Overstock Auctions AERONAUTICAL POCKET HANDBOOK 1966 Pratt & Whitney Item 46008598

Probably the best $8 you will ever spend if you are interested in propulsion. Pratt also sells it new for $34, again, a bargin at twice the price.

So that's why very high speed aircraft like the XB-70 and SR-71 tended to have a slower initial acceleration rate than you would expect?
The reason that these aircraft have slow initial acceleration is that they have turbojets. Turbojets have higher velocity, lower mass flow rate exhausts, and at low speeds the propulsive efficiency is poor. Think of it this way, bigger fan, better low speed thrust, prop, even bigger low speed thrust. The early turbojets took forever to accelerate. Those really long runways for the B47, B52 and the early fighters were necessary because the early turbojets didn't produce much low speed thrust.
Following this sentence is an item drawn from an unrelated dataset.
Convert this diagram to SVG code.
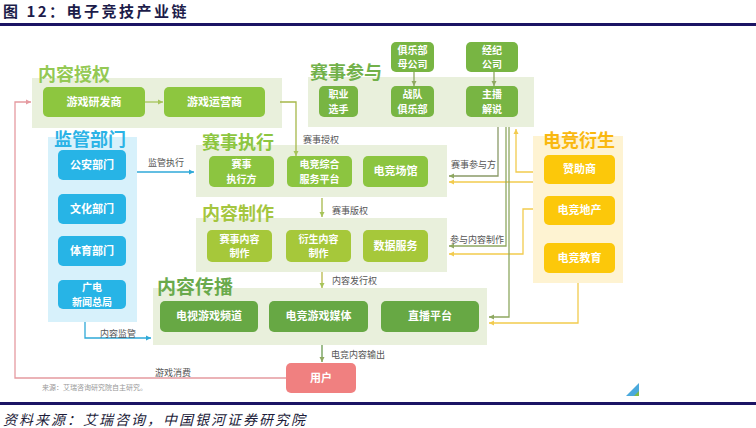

I thought stagnation temps tended to produce around 600-F at Mach 3?
Depends on the altitude. Total temperature at Mach 3 is 2.69 x the absolute temperature in the free stream. Higher altitudes, above 45k it can be that low, but at 20,000 ft it will be almost 800. On the deck at Mach 3 where we were designing some missile engines, we were seeing almost 1,000F.